As U.S. EPA prepares to release its proposed replacement for a President George W. Bush-era air-pollution rule, Eastern states are pushing for legislation that would impose a tighter cap on smog-forming nitrogen oxide (NOx) pollution from power plants.
The Clean Air Interstate Rule (CAIR), which created a cap-and-trade program for NOx and sulfur dioxide (SO2) emissions in the eastern United States, was tossed out by a federal appeals court in 2008. With a proposed replacement expected within days, the Senate Environment and Public Works Committee could soon mark up a bill that aims to make emissions limits stick.
The bill, S. 2995 -- introduced by Sens. Tom Carper (D-Del.) and Lamar Alexander (R-Tenn.) -- seeks an 80 percent reduction in power plants' S02 emissions by 2018, a 50 percent reduction in NOx emissions by 2015 and a 90 percent cut in mercury emissions by 2015.
EPA plans to release a proposed rule by the end of June, according to an online database that tracks agency rulemaking. The proposal will be accompanied by a report modeling the Carper-Alexander bill, which was promised a markup by Environment and Public Works Chairwoman Barbara Boxer (D-Calif.) earlier this year (E&ENews PM, April 20).
Seeking an amendment to the Carper-Alexander bill, state environmental officials are pushing committee members for a tighter NOx cap, arguing that states will not otherwise be able to meet stricter ground-level ozone standards slated to be finalized by EPA this summer.

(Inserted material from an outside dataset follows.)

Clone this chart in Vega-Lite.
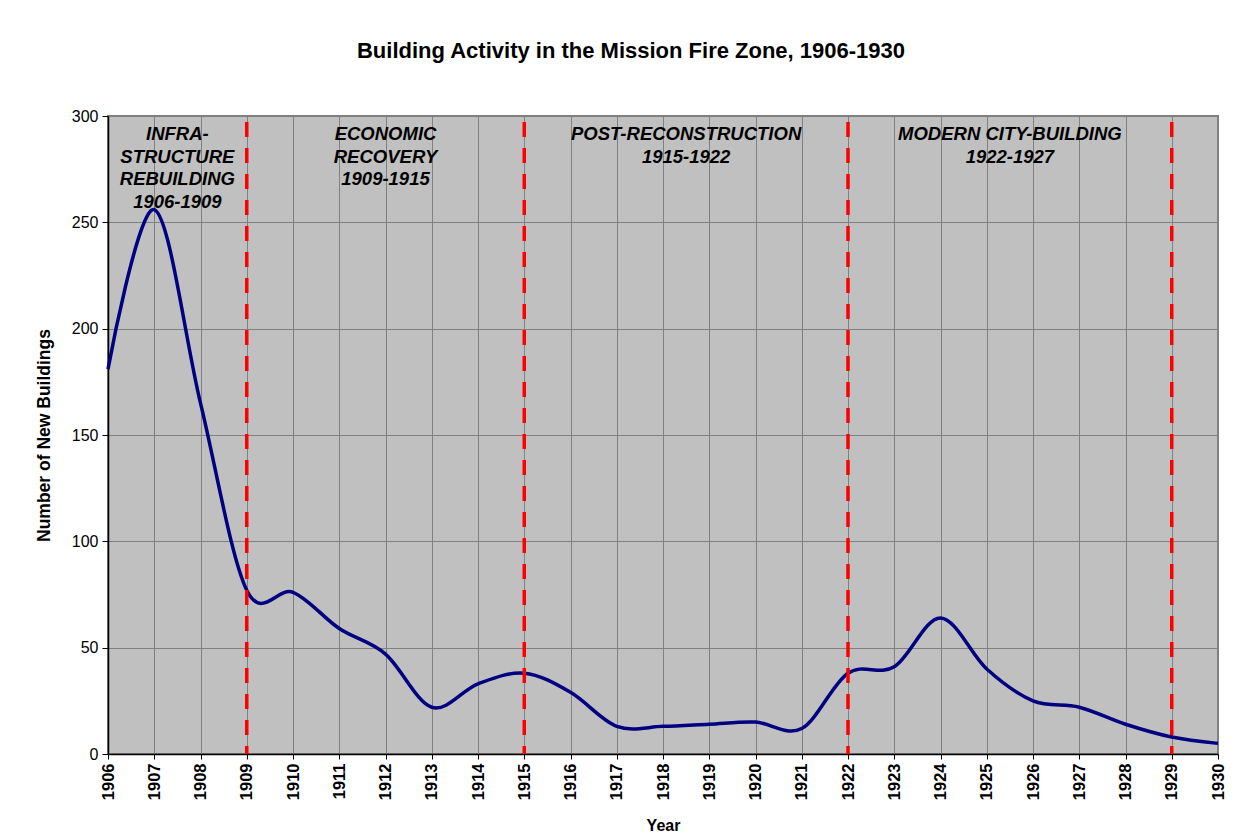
{
  "$schema": "https://vega.github.io/schema/vega-lite/v6.json",
  "width": 1110,
  "height": 638,
  "autosize": "none",
  "padding": {"left": 108, "top": 116, "right": 36, "bottom": 84},
  "background": "white",
  "title": {
    "text": "Building Activity in the Mission Fire Zone, 1906-1930",
    "font": "Liberation Sans",
    "fontSize": 22,
    "fontWeight": "bold",
    "color": "black",
    "offset": 45,
    "dx": -32
  },
  "config": {
    "font": "Liberation Sans",
    "view": {"fill": "#C0C0C0", "stroke": "#808080", "strokeWidth": 2}
  },
  "datasets": {
    "buildings": [
      {"year": 1906, "count": 181},
      {"year": 1907, "count": 256},
      {"year": 1908, "count": 165},
      {"year": 1909, "count": 77},
      {"year": 1910, "count": 76},
      {"year": 1911, "count": 59},
      {"year": 1912, "count": 47},
      {"year": 1913, "count": 22},
      {"year": 1914, "count": 33},
      {"year": 1915, "count": 38},
      {"year": 1916, "count": 29},
      {"year": 1917, "count": 13},
      {"year": 1918, "count": 13},
      {"year": 1919, "count": 14},
      {"year": 1920, "count": 15},
      {"year": 1921, "count": 12},
      {"year": 1922, "count": 38},
      {"year": 1923, "count": 41},
      {"year": 1924, "count": 64},
      {"year": 1925, "count": 40},
      {"year": 1926, "count": 25},
      {"year": 1927, "count": 22},
      {"year": 1928, "count": 14},
      {"year": 1929, "count": 8},
      {"year": 1930, "count": 5}
    ],
    "dividers": [
      {"year": 1909},
      {"year": 1915},
      {"year": 1922},
      {"year": 1929}
    ],
    "periods": [
      {"year": 1907.5, "label": "INFRA-\nSTRUCTURE\nREBUILDING\n1906-1909"},
      {"year": 1912, "label": "ECONOMIC\nRECOVERY\n1909-1915"},
      {"year": 1918.5, "label": "POST-RECONSTRUCTION\n1915-1922"},
      {"year": 1925.5, "label": "MODERN CITY-BUILDING\n1922-1927"}
    ]
  },
  "layer": [
    {
      "data": {"name": "buildings"},
      "mark": {"type": "line", "interpolate": "cardinal", "color": "#000080", "strokeWidth": 3.5},
      "encoding": {
        "x": {
          "field": "year",
          "type": "quantitative",
          "scale": {"domain": [1906, 1930], "nice": false, "zero": false},
          "axis": {
            "values": [1906, 1907, 1908, 1909, 1910, 1911, 1912, 1913, 1914, 1915, 1916, 1917, 1918, 1919, 1920, 1921, 1922, 1923, 1924, 1925, 1926, 1927, 1928, 1929, 1930],
            "format": "d",
            "labelAngle": -90,
            "labelFontSize": 16.5,
            "labelFontWeight": "bold",
            "labelColor": "black",
            "labelPadding": 4,
            "labelFlush": false,
            "labelOverlap": false,
            "grid": true,
            "gridColor": "#808080",
            "gridWidth": 1,
            "gridOpacity": 1,
            "domainColor": "black",
            "domainWidth": 1.5,
            "tickColor": "black",
            "tickSize": 5,
            "title": "Year",
            "titleFontSize": 16,
            "titleFontWeight": "bold",
            "titleColor": "black",
            "titlePadding": 18
          }
        },
        "y": {
          "field": "count",
          "type": "quantitative",
          "scale": {"domain": [0, 300], "nice": false},
          "axis": {
            "values": [0, 50, 100, 150, 200, 250, 300],
            "labelFontSize": 16,
            "labelColor": "black",
            "labelPadding": 4,
            "grid": true,
            "gridColor": "#808080",
            "gridWidth": 1,
            "gridOpacity": 1,
            "domainColor": "black",
            "domainWidth": 1.5,
            "tickColor": "black",
            "tickSize": 6,
            "title": "Number of New Buildings",
            "titleFontSize": 17.5,
            "titleFontWeight": "bold",
            "titleColor": "black",
            "titlePadding": 18
          }
        }
      }
    },
    {
      "data": {"name": "dividers"},
      "mark": {"type": "rule", "color": "#FF0000", "strokeWidth": 3.5, "strokeDash": [15, 11], "strokeDashOffset": 20},
      "encoding": {
        "x": {"field": "year", "type": "quantitative"}
      }
    },
    {
      "data": {"name": "periods"},
      "mark": {
        "type": "text",
        "fontSize": 18.5,
        "fontWeight": "bold",
        "fontStyle": "italic",
        "color": "black",
        "align": "center",
        "baseline": "top",
        "lineBreak": "\n",
        "lineHeight": 22.5,
        "dy": 9
      },
      "encoding": {
        "x": {"field": "year", "type": "quantitative"},
        "y": {"datum": 300},
        "text": {"field": "label"}
      }
    }
  ]
}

Stricter limits would require additional efforts by coal plants, sparing states from cracking down on other sources that are "far less able to reach those emissions reductions," said Bill Becker, executive director of the National Association of Clean Air Agencies.

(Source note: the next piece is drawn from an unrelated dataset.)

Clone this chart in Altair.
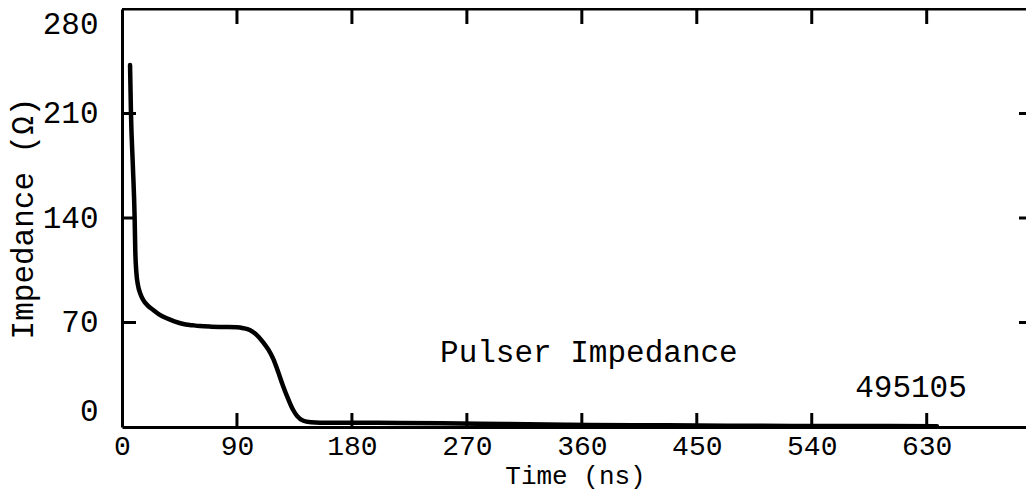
import altair as alt
import pandas as pd

# Curve
time_ns = [6.3, 7.0, 8.5, 9.9, 10.4, 11.2, 12.5, 14.5, 16.7, 20.0, 24.5, 29.0, 35.0, 41.0, 48.0,
           55.0, 61.0, 70.0, 80.0, 89.8, 95.0, 100.0, 105.0, 110.7, 114.5, 118.5, 122.0, 126.3,
           130.0, 134.0, 137.0, 142.0, 148.0, 155.0, 170.0, 200.0, 250.0, 300.0, 350.0, 400.0,
           450.0, 500.0, 550.0, 600.0, 638.0]
impedance_ohm = [242.5, 211.0, 175.0, 140.0, 118.0, 104.0, 95.0, 89.0, 85.0, 81.5, 78.4, 75.5,
                 72.8, 70.8, 69.0, 68.2, 67.6, 67.2, 67.0, 66.8, 66.2, 65.0, 62.0, 56.5, 52.0,
                 45.5, 37.5, 27.0, 19.0, 11.4, 7.5, 4.2, 3.2, 2.9, 2.9, 2.8, 2.5, 2.0, 1.5, 1.2,
                 1.0, 0.8, 0.7, 0.6, 0.5]

x_tick_values = [0, 90, 180, 270, 360, 450, 540, 630]
y_tick_values = [0, 70, 140, 210, 280]
x_inner_ticks = [90, 180, 270, 360, 450, 540, 630]
y_inner_ticks = [70, 140, 210]

label_texts = ["Pulser Impedance", "495105"]
label_x = [249, 574]
label_y = [43.5, 20.1]

FONT = "Liberation Mono"
FS = 31
W, H = 904, 418
X_MAX = 714 * W / 912

curve = pd.DataFrame({"t": time_ns, "z": impedance_ohm})
xt = pd.DataFrame({"t": x_inner_ticks})
yt = pd.DataFrame({"z": y_inner_ticks})
labels = pd.DataFrame({"t": label_x, "z": label_y, "txt": label_texts})
frame_top = pd.DataFrame({"t": [0]})

xscale = alt.Scale(domain=[0, X_MAX], nice=False, zero=False)
yscale = alt.Scale(domain=[0, 280], nice=False)

xaxis = alt.Axis(values=x_tick_values, ticks=False, tickSize=0, domain=True, domainColor="black",
                 domainWidth=3, grid=False,
                 labelFont=FONT, labelFontSize=28, labelColor="black", labelFlush=False,
                 labelBaseline="alphabetic", labelPadding=27,
                 title="Time (ns)", titleFont=FONT, titleFontSize=26, titleFontWeight="normal",
                 titleColor="black", titleBaseline="alphabetic", titleY=56, titleX=453,
                 titleAlign="center")
yaxis = alt.Axis(values=y_tick_values, ticks=False, tickSize=0, domain=True, domainColor="black",
                 domainWidth=3, grid=False,
                 labelFont=FONT, labelFontSize=FS, labelColor="black", labelFlush=True,
                 labelPadding=24,
                 title="Impedance (Ω)", titleFont=FONT, titleFontSize=FS, titleFontWeight="normal",
                 titleColor="black", titleX=-99, titleY=H / 2, titleAngle=-90,
                 titleAlign="center", titleBaseline="middle")

line = alt.Chart(curve).mark_line(color="black", strokeWidth=4.5, strokeCap="round",
                                  strokeJoin="round", interpolate="monotone").encode(
    x=alt.X("t:Q", scale=xscale, axis=xaxis),
    y=alt.Y("z:Q", scale=yscale, axis=yaxis),
)

top_line = alt.Chart(frame_top).mark_rule(color="black", strokeWidth=3).encode(
    x=alt.value(0), x2=alt.value(W), y=alt.value(0))
bottom_ticks = alt.Chart(xt).mark_rule(color="black", strokeWidth=3).encode(
    x=alt.X("t:Q", scale=xscale), y=alt.value(H), y2=alt.value(H - 14))
top_ticks = alt.Chart(xt).mark_rule(color="black", strokeWidth=3).encode(
    x=alt.X("t:Q", scale=xscale), y=alt.value(0), y2=alt.value(15))
left_ticks = alt.Chart(yt).mark_rule(color="black", strokeWidth=3).encode(
    y=alt.Y("z:Q", scale=yscale), x=alt.value(0), x2=alt.value(14))
right_ticks = alt.Chart(yt).mark_rule(color="black", strokeWidth=3).encode(
    y=alt.Y("z:Q", scale=yscale), x=alt.value(W), x2=alt.value(W - 7))

text = alt.Chart(labels).mark_text(font=FONT, fontSize=FS, color="black", align="left",
                                   baseline="alphabetic").encode(
    x=alt.X("t:Q", scale=xscale), y=alt.Y("z:Q", scale=yscale), text="txt:N")

chart = alt.layer(line, top_line, bottom_ticks, top_ticks, left_ticks, right_ticks, text).properties(
    width=W, height=H,
    autosize=alt.AutoSizeParams(type="none"),
    padding={"left": 114, "top": 1, "right": 0, "bottom": 64},
).configure(background="white").configure_view(stroke=None)

chart.save("out.html", embed_options={"renderer": "svg", "actions": False})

"If we don't meet our ozone standard, not only do people continue to get sick, but states get punished. That's why we are seeking the most cost-effective emissions reductions first," Becker said.
The CAIR replacement under consideration by EPA, known as the "transport" rule, is largely intended to address pollution problems created when emissions from Midwestern coal plants are carried by air currents to the Northeast.
Carper, chairman of EPW's Clean Air Subcommittee and a longtime proponent of multipollutant legislation, has said he crafted his legislation with the intention of avoiding the sort of court battles that followed the creation of the Bush-era CAIR program.
Challenged in court by North Carolina and several industry groups, the program was struck down by a three-judge panel of the U.S. Circuit Court of Appeals for the District of Columbia. In an unusually blunt decision, the judges described the agency's rulemaking as "fundamentally flawed," saying that "no amount of tinkering with the rule or revising of the explanations will transform CAIR, as written, into an acceptable rule."
The agency "must redo its analysis from the ground up," they wrote. "The trading program is unlawful, because it does not connect states' emissions reductions to any measure of their own significant contributions."
How far should legislation go?
The court decided later to leave CAIR in place so EPA would have time to craft a replacement. Industry groups, clean air advocates and lawmakers generally agree that congressional action will be necessary to provide a measure of certainty for the next wave of emissions reductions, but the question that divides them is how far to go.
Under the Carper-Alexander legislation, the country would be divided into two regions: Region 1, which would include 32 Eastern states and the District of Columbia, and Region 2, which would include the remaining 16 states in the continental United States.
The proposed legislation would impose a cap of 1.3 million tons of NOx per year on Region 1, starting in 2014. But states that typically bear the brunt of errant emissions, such as New York and Maryland, want that limit reduced to 900,000 tons.
With the committee rumored to be striking a tentative compromise around 1.1 million tons, "EPA's regulatory program is looking better and better," Becker said.
During a June 11 briefing, state environmental officials told committee staff that NOx emissions reductions at coal plants cost $700 per ton on average -- a fraction of the cost of reductions at other facilities.
"Based on our earlier experiences implementing regional programs to reduce NOx and SO2 from electric generating units ... there is no other program that is more important to our efforts to protect public health than the next round of large reductions at power plants," Maryland Environment Secretary Shari Wilson wrote in a recent letter to Sen. Ben Cardin (D-Md.), a member of the committee.
Pete Grannis, commissioner of the New York Department of Environmental Conservation, wrote a similar letter to Sen. Kirsten Gillibrand (D-N.Y.), another committee member.
Concerns about the bill's emissions reductions have been raised by Sen. George Voinovich (R-Ohio) and Sen. James Inhofe (R-Okla.), the ranking member of the EPW Committee. Jeff Holmstead, who crafted CAIR as EPA's air chief under Bush, said earlier this year that making the NOx limits more stringent would make compliance difficult for utilities.
"I'm just not sure that it's possible if you want to keep the lights on," said Holmstead, now an industry lobbyist at Bracewell & Giuliani LLP (E&E Daily, March 1).